Some of the areas for both Kato’s clients and Sánchez’ teams that have moved towards digitising their processes are know your customer (KYC) management, converting mortgages and loans documentation, forms processing, compliance and security, signatures, archiving and retention and mobile apps/online banking.
“Our goal is to enable our customers to go fully paperless in each of these areas to significantly reduce operational costs associated with paper and manual processes,” says Kato.
During the KYC process, banks receive a multitude of files and documents from different clients. These entail identification documents, proof of income, proof of residence and more. The issue arises when the documents arrive in various formats such as scanned images, skewed scans, photo images, they all need to be standardised to be easily searchable and retrievable.
“Whilst the goal for banks and credit unions is customer convenience, it’s not usually the case the other way around. Customers can send it through a scan or take a picture of it and send it that way, scanned images, large text files, which are less than ideal,” notes Kato. An influx of these more static files only increases the KYC or regulatory review process as the documents require remediation before use.
“By converting the documents to PDFs or make use of digital portfolios with PhantomPDF, you can reprocess the documents and keep the original file,” adds Kato. This makes collecting and retrieving client information a lot easier for employees working on KYC procedures. For badly scanned images or file types that are way too large, PhantomPDF can automatically re-adjust the image, compress, and convert it to PDF while maintaining the original integrity of the document.
“Firms need to re-think and overcome the challenge of heavy paperwork and manual processes, so they need to meet the customer where they live,” says Lil Roberts, CEO at Xendoo. “They live in text messaging, mobile, live chats on website, emails and phone calls. But what the problem has been in the US is that practitioners don’t value the customer service side of the business and taking care of small business owners in a timely manner; customers need and want swiftness.”
Banks are incredibly reliant on physical documentation when reviewing complex cases like mortgages and home refinancing.

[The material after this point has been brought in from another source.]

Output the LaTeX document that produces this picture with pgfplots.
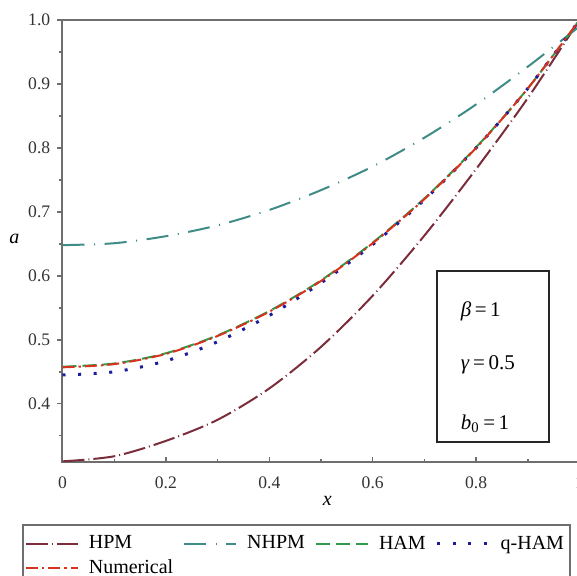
\documentclass[border=0pt]{standalone}
\usepackage{fontspec}
\setmainfont{Liberation Serif}
\usepackage{pgfplots}
\pgfplotsset{compat=1.18}

\definecolor{cHPM}{HTML}{7B2D3B}
\definecolor{cNHPM}{HTML}{3F8C87}
\definecolor{cHAM}{HTML}{2E9A4A}
\definecolor{cQ}{HTML}{1C1C9C}
\definecolor{cNum}{HTML}{D8321E}
\definecolor{cAx}{HTML}{6E6E6E}

\begin{document}
\begin{tikzpicture}
  \begin{axis}[
      scale only axis, width=258.5pt, height=221pt,
      xmin=0, xmax=1, ymin=0.309, ymax=1.0,
      xtick={0,0.2,0.4,0.6,0.8,1}, minor xtick={0.1,0.3,0.5,0.7,0.9},
      ytick={0.4,0.5,0.6,0.7,0.8,0.9,1.0},
      minor ytick={0.35,0.45,0.55,0.65,0.75,0.85,0.95},
      yticklabel style={/pgf/number format/fixed, /pgf/number format/fixed zerofill,
                        /pgf/number format/precision=1},
      xticklabel style={/pgf/number format/fixed, /pgf/number format/precision=1,
                        yshift=-4pt},
      /pgf/number format/assume math mode=true,
      ticklabel style={font=\fontsize{8.8}{10}\selectfont, text=black!80},
      xtick pos=bottom, ytick pos=left,
      xtick align=inside, ytick align=outside,
      major tick length=2.6pt, minor tick length=1.6pt,
      tick style={cAx, line width=0.7pt},
      axis line style={cAx, line width=1pt},
      xlabel={\textit{x}}, ylabel={\textit{a}},
      xlabel style={at={(axis description cs:0.512,-0.088)}, anchor=center,
                    font=\fontsize{10}{12}\selectfont},
      ylabel style={at={(axis description cs:-0.093,0.505)}, anchor=center, rotate=-90,
                    font=\fontsize{10}{12}\selectfont},
      legend style={at={(axis description cs:-0.0783,-0.1403)}, anchor=north west,
                    legend columns=4, font=\fontsize{10}{12}\selectfont,
                    draw=cAx, line width=0.8pt, inner xsep=1pt, inner ysep=3.5pt,
                    column sep=3pt, row sep=-0.2pt,
                    cells={anchor=west}},
      legend image code/.code={\draw[#1] (0pt,0pt) -- (26pt,0pt);},
      every axis plot/.append style={line width=1pt},
    ]
    \coordinate (bl) at (rel axis cs:0,0);

    % HPM
    \addplot[cHPM, smooth, dash pattern=on 11pt off 2pt on 0.5pt off 2pt]
      coordinates {(0,0.310) (0.1,0.318) (0.2,0.342) (0.3,0.375) (0.4,0.424)
                   (0.5,0.489) (0.6,0.569) (0.7,0.663) (0.8,0.767) (0.9,0.878) (1.0,1.0)};
    % NHPM
    \addplot[cNHPM, smooth, dash pattern=on 11pt off 4.8pt on 0.5pt off 4.8pt]
      coordinates {(0,0.648) (0.1,0.651) (0.2,0.662) (0.3,0.679) (0.4,0.703)
                   (0.5,0.734) (0.6,0.771) (0.7,0.816) (0.8,0.868) (0.9,0.927) (1.0,0.99)};
    % HAM
    \addplot[cHAM, smooth, dash pattern=on 7pt off 3pt]
      coordinates {(0,0.458) (0.1,0.463) (0.2,0.479) (0.3,0.507) (0.4,0.545)
                   (0.5,0.593) (0.6,0.652) (0.7,0.721) (0.8,0.801) (0.9,0.893) (1.0,1.0)};
    % q-HAM
    \addplot[cQ, smooth, line width=1.5pt, dash pattern=on 1.5pt off 6.3pt]
      coordinates {(0,0.445) (0.1,0.450) (0.2,0.467) (0.3,0.497) (0.4,0.538)
                   (0.5,0.589) (0.6,0.649) (0.7,0.719) (0.8,0.800) (0.9,0.893) (1.0,1.0)};
    % Numerical
    \addplot[cNum, smooth, dash pattern=on 6pt off 2pt on 1.2pt off 2pt]
      coordinates {(0,0.457) (0.1,0.462) (0.2,0.478) (0.3,0.506) (0.4,0.544)
                   (0.5,0.592) (0.6,0.651) (0.7,0.720) (0.8,0.800) (0.9,0.893) (1.0,1.0)};
    \legend{HPM, NHPM, HAM, q-HAM, Numerical}

    \draw[black!85, line width=0.7pt] (rel axis cs:0.724,0.045) rectangle (rel axis cs:0.941,0.432);
    \node[anchor=base west, font=\fontsize{10.5}{12}\selectfont] at (rel axis cs:0.757,0.330)
      {\textit{β}\,=\,1};
    \node[anchor=base west, font=\fontsize{10.5}{12}\selectfont] at (rel axis cs:0.757,0.210)
      {\textit{γ}\,=\,0.5};
    \node[anchor=base west, font=\fontsize{10.5}{12}\selectfont] at (rel axis cs:0.757,0.074)
      {\textit{b}\textsubscript{0}\,=\,1};
  \end{axis}
  \pgfresetboundingbox
  \path[use as bounding box] ([shift={(-31.25pt,-57pt)}]bl) rectangle ([shift={(257.25pt,231pt)}]bl);
\end{tikzpicture}
\end{document}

Prospective clients submit a lot of documentation such as mortgage payments, tax returns, statement of assets, identification and more.
“We’re talking about customer documentation that needs to be deeply reviewed as part of the KYC procedure and in the situation we’re in with fluctuating rates, income loss caused by the coronavirus crisis combined with customers preferring to minimise branch visits, we foresee challenges in managing an influx of documentation which never comes in neatly organised or in standardised format and the process can be dragged out,” says Kato. “We’re the solution to this problem.”
Foxit’s PDF technology enables banks to not only transition from paper to paperless but also gives them the ability to work with digital documents like they would with paper.